14. Un’Ombra Nell’Ombra aka Ring Of Darkness (1979) by Stelvio Cipriani
Really neat and playful little horror score which starts off in full-on Cipriani mode… you wouldn’t mistake it for anybody else… which then heads into the kind of building, rythmic, heart beat structures most usually associated with Goblin or Fabio Frizzi. There’s a surprising amount of cohesion between various tracks on this score which I don’t usually hear in a lot of Italian horror scoring, so that’s a big plus which makes it all the more maddening that it’s a film I still haven’t managed to track down to watch yet. Cool score though.
13. La Terza Madre aka The Third Mother aka Mother Of Tears (2007) by Claudio Simonetti
One of three mothers in this list, Simonetti’s score for the third part of Dario Argento’s trilogy is a much overlooked and under-appreciated gem. It’s got some great stuff going for it, which you wouldn’t necessarily associate with this composer at first, and it’s full of texture, Omen-like chanting, frenzied and distressing rhythms and a whole host of well used horror tricks used to evoke the proper reaction of unease in the audience.

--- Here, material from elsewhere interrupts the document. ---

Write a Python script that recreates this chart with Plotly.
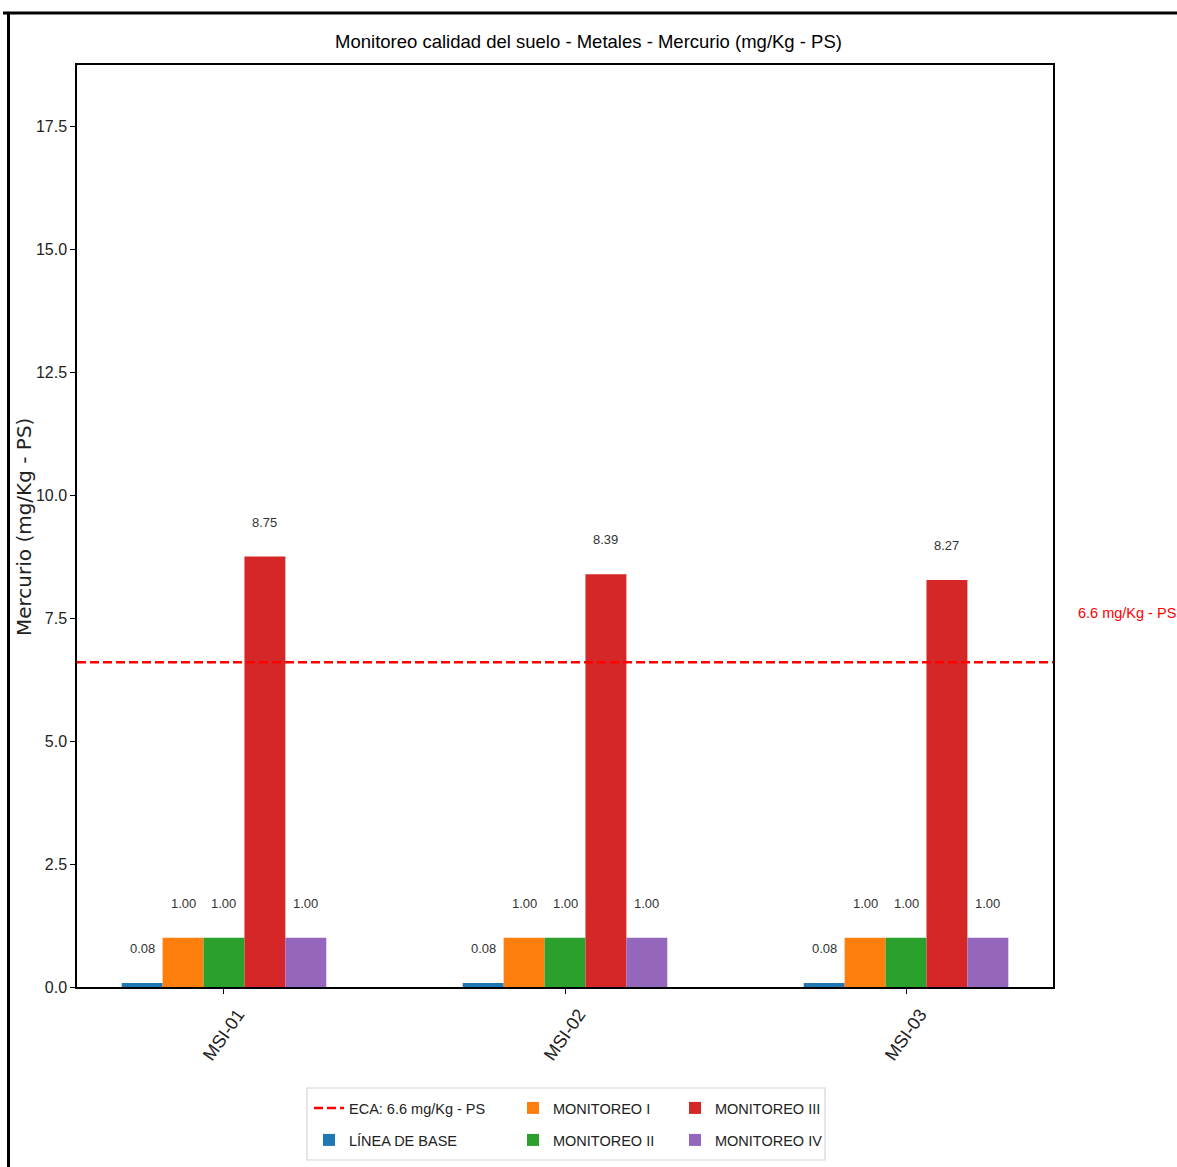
import plotly.graph_objects as go

# ---- data ----
stations = ["MSI-01", "MSI-02", "MSI-03"]
series_names = ["LÍNEA DE BASE", "MONITOREO I", "MONITOREO II", "MONITOREO III", "MONITOREO IV"]
linea_base = [0.08, 0.08, 0.08]
monitoreo_1 = [1.00, 1.00, 1.00]
monitoreo_2 = [1.00, 1.00, 1.00]
monitoreo_3 = [8.75, 8.39, 8.27]
monitoreo_4 = [1.00, 1.00, 1.00]
eca_value = 6.6
eca_label = "ECA: 6.6 mg/Kg - PS"
eca_text = "6.6 mg/Kg - PS"
title_text = "Monitoreo calidad del suelo - Metales - Mercurio (mg/Kg - PS)"
y_title = "Mercurio (mg/Kg - PS)"
y_ticks = [0.0, 2.5, 5.0, 7.5, 10.0, 12.5, 15.0, 17.5]

colors = ["#1f77b4", "#ff7f0e", "#2ca02c", "#d62728", "#9467bd"]
series_values = [linea_base, monitoreo_1, monitoreo_2, monitoreo_3, monitoreo_4]

NARROW = "Liberation Sans, Arial, sans-serif"

W, H = 1177, 1167
L, R, T, B = 77, 124, 65, 180
PW, PH = W - L - R, H - T - B


def px_x(p):
    """image x pixel -> paper x"""
    return (p - L) / PW


def px_y(q):
    """image y pixel -> paper y"""
    return (H - B - q) / PH


# legend layout: (legend id, column left px, row center px)
legend_pos = {
    "legend": (309, 1108),   # ECA
    "legend2": (309, 1140),  # LINEA DE BASE
    "legend3": (513, 1108),  # MON I
    "legend4": (513, 1140),  # MON II
    "legend5": (675, 1108),  # MON III
    "legend6": (675, 1140),  # MON IV
}
series_legends = ["legend2", "legend3", "legend4", "legend5", "legend6"]

fig = go.Figure()

bar_width = 0.12
n = len(series_names)
for i, (name, vals, col) in enumerate(zip(series_names, series_values, colors)):
    fig.add_trace(go.Bar(
        x=stations, y=vals, name=name, marker=dict(color=col, line=dict(width=0)),
        legend=series_legends[i], showlegend=True,
    ))
    offset = (i - (n - 1) / 2) * bar_width
    for j, v in enumerate(vals):
        fig.add_annotation(
            x=j + offset, y=v + 0.7, xref="x", yref="y", text=f"{v:.2f}",
            showarrow=False, font=dict(family=NARROW, size=13, color="#333333"),
            xanchor="center", yanchor="middle",
        )

# ECA line
fig.add_shape(
    type="line", xref="x domain", yref="y", x0=0, x1=1, y0=eca_value, y1=eca_value,
    line=dict(color="red", width=2.5, dash="9px,4px"),
    showlegend=True, name=eca_label, legend="legend", layer="above",
)
fig.add_annotation(
    xref="paper", yref="y", x=px_x(1076), y=eca_value + 1.0, text=eca_text,
    showarrow=False, xanchor="left", yanchor="middle",
    font=dict(family=NARROW, size=14.5, color="red"),
)

# y-axis title
fig.add_annotation(
    xref="paper", yref="paper", x=px_x(24), y=px_y(527), text=y_title, textangle=-90,
    showarrow=False, xanchor="center", yanchor="middle",
    font=dict(family="DejaVu Sans", size=20, color="#222222"),
)

# legend frame
fig.add_shape(
    type="rect", xref="paper", yref="paper",
    x0=px_x(307), x1=px_x(825), y0=px_y(1160), y1=px_y(1088),
    line=dict(color="#d5d5d5", width=1.2), fillcolor="rgba(0,0,0,0)", layer="below",
)

# figure frame lines (top and left)
fig.add_shape(type="line", xref="paper", yref="paper",
              x0=px_x(3), x1=px_x(W), y0=px_y(13), y1=px_y(13),
              line=dict(color="black", width=3))
fig.add_shape(type="line", xref="paper", yref="paper",
              x0=px_x(8.5), x1=px_x(8.5), y0=px_y(12), y1=px_y(H),
              line=dict(color="black", width=3))

legend_layouts = {}
for lid, (xp, yp) in legend_pos.items():
    legend_layouts[lid] = dict(
        x=px_x(xp), y=px_y(yp), xanchor="left", yanchor="middle",
        xref="paper", yref="paper", orientation="v",
        font=dict(family=NARROW, size=14.5, color="#222222"),
        bgcolor="rgba(0,0,0,0)", borderwidth=0,
    )

fig.update_layout(
    width=W, height=H,
    margin=dict(l=L, r=R, t=T, b=B, autoexpand=False),
    paper_bgcolor="white", plot_bgcolor="white",
    title=dict(text=title_text, x=px_x(565), xanchor="center", y=1 - 42 / H, yanchor="middle",
               font=dict(family=NARROW, size=18.5, color="black")),
    barmode="group", bargap=0.4, bargroupgap=0.0,
    xaxis=dict(
        type="category", range=[-0.431, 2.431], showline=True, linecolor="black", linewidth=1.5,
        mirror=True, ticks="outside", ticklen=5, tickcolor="black", tickangle=-55,
        ticklabelshift=14, ticklabelstandoff=3,
        tickfont=dict(family=NARROW, size=18, color="#222222"), showgrid=False, automargin=False,
    ),
    yaxis=dict(
        range=[0, 18.74], tickvals=y_ticks, ticktext=[f"{v:.1f}" for v in y_ticks],
        showline=True, linecolor="black", linewidth=1.5, mirror=True, ticks="outside",
        ticklen=5, tickcolor="black", tickfont=dict(family=NARROW, size=16, color="#222222"),
        showgrid=False, zeroline=False, automargin=False,
    ),
    **legend_layouts,
)

fig.write_html(
    "out.html",
    config={"displayModeBar": False},
    post_script="document.body.style.margin='0px';document.body.style.overflow='hidden';",
)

I think it’s probably been unnecessarily compared to the, frankly iconic, music of the first two films in this series, one of which was co-composed by Simonetti as a member of the original Goblin, for Suspiria. Not many scores are going to come off that great in comparison to what is arguably one of Argento’s key works but, then again, the tone of the third movie is, itself, quite different from both Suspiria and Inferno. If you passed over this one you should really go back and check it out again because it’s got some great stuff happening with it… not the least of which is a cohesive melody line.
12. … E Tu Vivrai Nel Terrore! L’aldilà aka The Beyond (1981) By Fabbio Frizzi
The first track of the recent reissue of this score is astonishing in that it brings you straight into the melody line with no preamble or intro. It’s like you just shut your eyes and you already feel you’ve been immersed in it for a while. It’s one of Frizzi’s strongest soundtracks (and movie collaborations, for that matter) with at least three ostinatos which will stick in your mind… one of which is for high pitched voices and another of which is a slow, hinting piano ostinato. Best reserved if your guesting trick or treaters are getting rowdy and you want to open up the gates of Hell in your kitchen area.
11. Dracula 3D (2012) by Claudio Simonetti
Guilty pleasure my obsidian toenailed foot! I’m not ashamed to admit I love Dario Argento’s take on Bram Stoker’s classic creation… both the score and the film. Yes, even when Dracula decides it prudent to shift his shape and change into… a giant, f***king bright green cricket thing… as a means of disguising himself. I love it. Hilarious.
Simonetti’s score is fantastically rich in texture and absolutely not what I was expecting to hear from him (hey, I even loved The Card Player). Spooky strings, panic percussion, whispering voices and treacherous theremin are the order of the day in a score which I’ve had playing on the iPod many more times than I ever thought I would care to admit. This one doesn’t take long to grow on you. The original digipack edition with the 3D wiggle-woggle cover insert also contains a bonus DVD with a music video to accompany Simonetti’s catchy Kiss Me Dracula song.